Ömer bin Abdulaziz çocuk yaşta Medine'ye gidiyor ki, o dönem Medine İslam'ın en güzel şekilde filizlendiği ve medeniyetin merkezi konumundadır. Eğitimi sonrası Hicri 86. Yılında Medine Mekke ve Taif (Hicaz) vilayetlerine vali olarak atanıyor. Yaptığı ilk iş ise alimlerden oluşan bir danışma meclisi kurmak oluyor. O danışma meclisinde, ‘size danışmadan, İslami hükmü ortaya çıkarmadan herhangi bir iş görmek istemem. Ayrıca memurlarımdan birinin zulüm ve haksızlığını görüp veya işitirseniz mutlaka bana haber vermelisiniz' diyor.

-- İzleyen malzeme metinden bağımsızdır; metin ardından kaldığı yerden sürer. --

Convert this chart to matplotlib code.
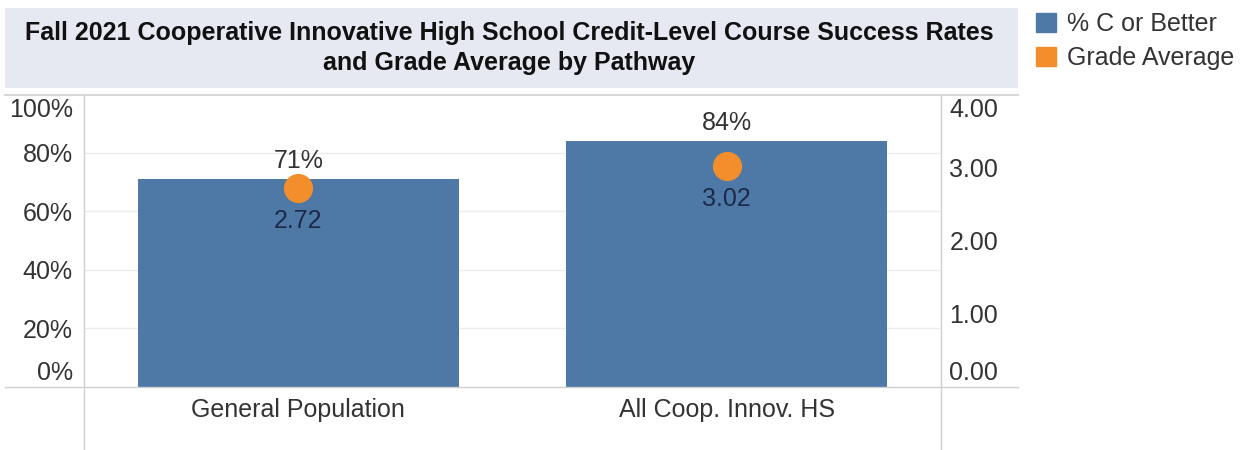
import matplotlib.pyplot as plt
from matplotlib.patches import Patch, Rectangle
from matplotlib.lines import Line2D
from matplotlib.transforms import ScaledTranslation

# Data
categories = ['General Population', 'All Coop. Innov. HS']
pct_c_or_better = [0.71, 0.84]
pct_labels = ['71%', '84%']
grade_avg = [2.72, 3.02]
grade_labels = ['2.72', '3.02']
left_ticks = [0, 0.2, 0.4, 0.6, 0.8, 1.0]
left_tick_labels = ['0%', '20%', '40%', '60%', '80%', '100%']
right_ticks = [0, 1, 2, 3, 4]
right_tick_labels = ['0.00', '1.00', '2.00', '3.00', '4.00']

blue = '#4e79a7'
orange = '#f28e2b'
W, H = 1244, 450

plt.rcParams['font.family'] = ['Liberation Sans', 'DejaVu Sans']
fig = plt.figure(figsize=(W / 100, H / 100), dpi=100)

def fx(px):
    return px / W

def fy(py):
    return 1 - py / H

def shift(label, dy_px):
    # nudge an end tick label up/down, like Tableau keeps them inside the pane
    label.set_transform(label.get_transform()
                        + ScaledTranslation(0, dy_px / 100, fig.dpi_scale_trans))

# Title box
fig.add_artist(Rectangle((fx(5), fy(88)), fx(1018) - fx(5), fy(8) - fy(88),
                         transform=fig.transFigure, facecolor='#e6e9f1', edgecolor='none'))
fig.text(fx(509), fy(48),
         'Fall 2021 Cooperative Innovative High School Credit-Level Course Success Rates\n'
         'and Grade Average by Pathway',
         ha='center', va='center', fontsize=18, fontweight='bold', color='#111111',
         linespacing=1.3)

# Main axes
ax = fig.add_axes([fx(84), fy(387), fx(941) - fx(84), fy(94) - fy(387)])
x = range(len(categories))
ax.bar(x, pct_c_or_better, width=0.75, color=blue, zorder=2)
ax.set_xlim(-0.5, 1.5)
ax.set_ylim(0, 1)
for g in left_ticks[1:-1]:
    ax.axhline(g, color='#ececec', lw=1, zorder=0)
ax.set_yticks(left_ticks, left_tick_labels)
ax.set_xticks(list(x), categories)
ax.tick_params(axis='y', length=0, pad=8, labelsize=18, labelcolor='#333333')
ax.tick_params(axis='x', length=0, pad=8, labelsize=18, labelcolor='#333333')
ylabs = ax.get_yticklabels()
ylabs[0].set_va('bottom')
shift(ylabs[0], 2)
ylabs[-1].set_va('top')
shift(ylabs[-1], -4)
for s in ax.spines.values():
    s.set_visible(False)

for i, (v, lab) in enumerate(zip(pct_c_or_better, pct_labels)):
    ax.annotate(lab, (i, v), xytext=(0, 13), textcoords='offset points',
                ha='center', va='center', fontsize=18, color='#333333')

# Secondary axis for grade average
ax2 = ax.twinx()
ax2.set_ylim(0, 4)
ax2.plot(list(x), grade_avg, 'o', color=orange, markersize=20, zorder=3)
ax2.set_yticks(right_ticks, right_tick_labels)
ax2.tick_params(axis='y', length=0, pad=6, labelsize=18, labelcolor='#333333')
rlabs = ax2.get_yticklabels()
rlabs[0].set_va('bottom')
shift(rlabs[0], 2)
rlabs[-1].set_va('top')
shift(rlabs[-1], -4)
for s in ax2.spines.values():
    s.set_visible(False)
for i, (v, lab) in enumerate(zip(grade_avg, grade_labels)):
    ax2.annotate(lab, (i, v), xytext=(0, -24), textcoords='offset points',
                 ha='center', va='center', fontsize=18, color='#1c2a48')

# Frame lines
line_col = '#cfcfcf'
fig.add_artist(Line2D([fx(5), fx(1018)], [fy(95), fy(95)], color='#d8d8d8', lw=1.5))
fig.add_artist(Line2D([fx(5), fx(1018)], [fy(387), fy(387)], color=line_col, lw=1))
fig.add_artist(Line2D([fx(84), fx(84)], [fy(95), fy(450)], color=line_col, lw=1))
fig.add_artist(Line2D([fx(941), fx(941)], [fy(95), fy(450)], color=line_col, lw=1))

# Legend
handles = [Patch(color=blue), Patch(color=orange)]
fig.legend(handles, ['% C or Better', 'Grade Average'], loc='upper left',
           bbox_to_anchor=(fx(1036), fy(12)), frameon=False, fontsize=18,
           handlelength=0.8, handleheight=0.8, handletextpad=0.45,
           labelspacing=0.4, borderpad=0, borderaxespad=0, labelcolor='#333333')

fig.savefig('out.png', dpi=100)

Adaletle yönetince de çevredeki Emevi gibi bölgelerden insanlar akın akın Mekke, Medine ve Taif'e geliyorlar. Mısır valiliği sonrası Şam'a dönüyor. Dönemin halifesi Süleyman kendinin yerine geçecek bir halife adayı ararken, kendi öz kardeşleri yerine, çok hürmet ettiği Ömer bin Abdülaziz'i seçiyor. Halife seçildikten sonra ilk yaptığı iş haksız atamaları düzeltmek oluyor. İkincisi ise isteyen herkesin halife ile görüşmelerine olanak sağlamak. Elbette Emeviler döneminde risk almak kolay değildi. Ama kendisi birçok haksızlıkları ortadan kaldırarak büyük risklerle devleti yönetti. İşte liderlikte aslolan bu riskleri almaktır. Bu risklerle lider olunabiliyor” dedi.

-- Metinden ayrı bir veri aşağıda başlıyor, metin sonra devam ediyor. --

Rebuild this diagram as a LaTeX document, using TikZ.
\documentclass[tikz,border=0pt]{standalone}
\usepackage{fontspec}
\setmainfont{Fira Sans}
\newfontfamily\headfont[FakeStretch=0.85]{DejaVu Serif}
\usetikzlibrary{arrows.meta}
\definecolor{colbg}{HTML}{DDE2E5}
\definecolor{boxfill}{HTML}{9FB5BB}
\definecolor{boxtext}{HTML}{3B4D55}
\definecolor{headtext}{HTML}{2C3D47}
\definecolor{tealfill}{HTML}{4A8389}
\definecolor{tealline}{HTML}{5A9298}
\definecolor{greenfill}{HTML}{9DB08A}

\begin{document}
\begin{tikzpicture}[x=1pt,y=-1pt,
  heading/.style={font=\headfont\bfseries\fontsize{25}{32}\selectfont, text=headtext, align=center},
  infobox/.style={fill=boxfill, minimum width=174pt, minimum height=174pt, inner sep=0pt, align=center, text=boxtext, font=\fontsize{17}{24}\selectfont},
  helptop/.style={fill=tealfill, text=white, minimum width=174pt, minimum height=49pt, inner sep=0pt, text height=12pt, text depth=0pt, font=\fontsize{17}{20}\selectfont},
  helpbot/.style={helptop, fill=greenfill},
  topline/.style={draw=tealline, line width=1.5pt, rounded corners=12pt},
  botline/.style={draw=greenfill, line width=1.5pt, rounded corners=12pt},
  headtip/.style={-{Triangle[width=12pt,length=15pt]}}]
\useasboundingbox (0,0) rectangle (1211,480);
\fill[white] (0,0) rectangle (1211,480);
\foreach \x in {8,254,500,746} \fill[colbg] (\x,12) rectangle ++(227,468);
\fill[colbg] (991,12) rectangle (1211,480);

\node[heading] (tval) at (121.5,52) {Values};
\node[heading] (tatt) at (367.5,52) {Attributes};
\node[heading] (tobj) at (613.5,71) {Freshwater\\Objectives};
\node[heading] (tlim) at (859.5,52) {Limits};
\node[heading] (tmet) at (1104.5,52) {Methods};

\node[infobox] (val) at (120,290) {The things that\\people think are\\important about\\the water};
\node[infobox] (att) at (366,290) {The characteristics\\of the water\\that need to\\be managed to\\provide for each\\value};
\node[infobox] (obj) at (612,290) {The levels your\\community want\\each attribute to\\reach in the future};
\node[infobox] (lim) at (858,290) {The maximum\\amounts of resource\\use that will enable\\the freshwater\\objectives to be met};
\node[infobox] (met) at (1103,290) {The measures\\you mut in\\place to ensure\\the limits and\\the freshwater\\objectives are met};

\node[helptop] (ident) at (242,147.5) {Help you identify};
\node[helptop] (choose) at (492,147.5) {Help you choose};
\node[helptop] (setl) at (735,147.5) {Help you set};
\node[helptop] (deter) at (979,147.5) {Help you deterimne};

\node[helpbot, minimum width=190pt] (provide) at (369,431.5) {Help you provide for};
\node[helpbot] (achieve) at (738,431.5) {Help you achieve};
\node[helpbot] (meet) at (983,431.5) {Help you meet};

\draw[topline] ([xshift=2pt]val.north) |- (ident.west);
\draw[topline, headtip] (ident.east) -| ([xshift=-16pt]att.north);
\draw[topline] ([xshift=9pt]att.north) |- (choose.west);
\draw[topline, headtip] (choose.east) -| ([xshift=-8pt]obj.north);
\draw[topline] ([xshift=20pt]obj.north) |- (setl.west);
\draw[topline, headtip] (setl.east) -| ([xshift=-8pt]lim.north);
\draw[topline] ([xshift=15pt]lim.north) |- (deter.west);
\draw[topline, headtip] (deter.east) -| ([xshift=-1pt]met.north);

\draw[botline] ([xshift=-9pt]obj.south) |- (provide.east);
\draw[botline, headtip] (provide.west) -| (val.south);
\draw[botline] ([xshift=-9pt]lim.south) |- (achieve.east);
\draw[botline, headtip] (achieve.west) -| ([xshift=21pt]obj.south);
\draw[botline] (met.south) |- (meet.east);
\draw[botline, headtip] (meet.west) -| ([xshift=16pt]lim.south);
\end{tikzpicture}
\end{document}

Başkan Dağtekin konuşmasının devamında, “Dolayısıyla Ömerleri çoğaltalım derken, biz kendimiz Ömer olmaya aday olmalıyız. Biz Müslümanların bir sorunu var, o da Müslümanlar söylenenleri hep başkasının üzerinden düşünerek tenkit ediyor. Ben şunu yapıyorum ama benim bir yanlışım bir hatam var mı demiyor. Bir başka yanlışımız ise Hac farizasını yerine geti rdiğimizde oluyor. Allah kısmet etti bizler genç yaşta Hac farizasını yerine geti rdik. Ama oraya gittiğimiz de yaşlı hacı adaylarının büyük bir bölümü Türkiye'den olduğunu gördük. Şöyle bir kanı var; yaşının sona erdiği son deminde Hacca gider tertemiz sayfa açarız diye. Böyle bir anlayışla İslam kültürünü oluşturamayız. Dikkat ederseniz bu kültür oturmuyor yerine. Oysa ki asıl kaynak bizim elimizin altındadır. Ancak bu nefse zor gelince orada tökezliyoruz. Ancak her birimiz sağlam bir iradeyle bu kültürü oluşturduğumuz taktirde bu nesilden nesile yol alır. Ancak bu gayretle Türkiye ve İslam aleminin kültürünü sağlam temeller üzerine inşa edebiliriz. Bu vesileyle hepinize saygılar sunuyorum. Allah hepinizden razı olsun” dedi.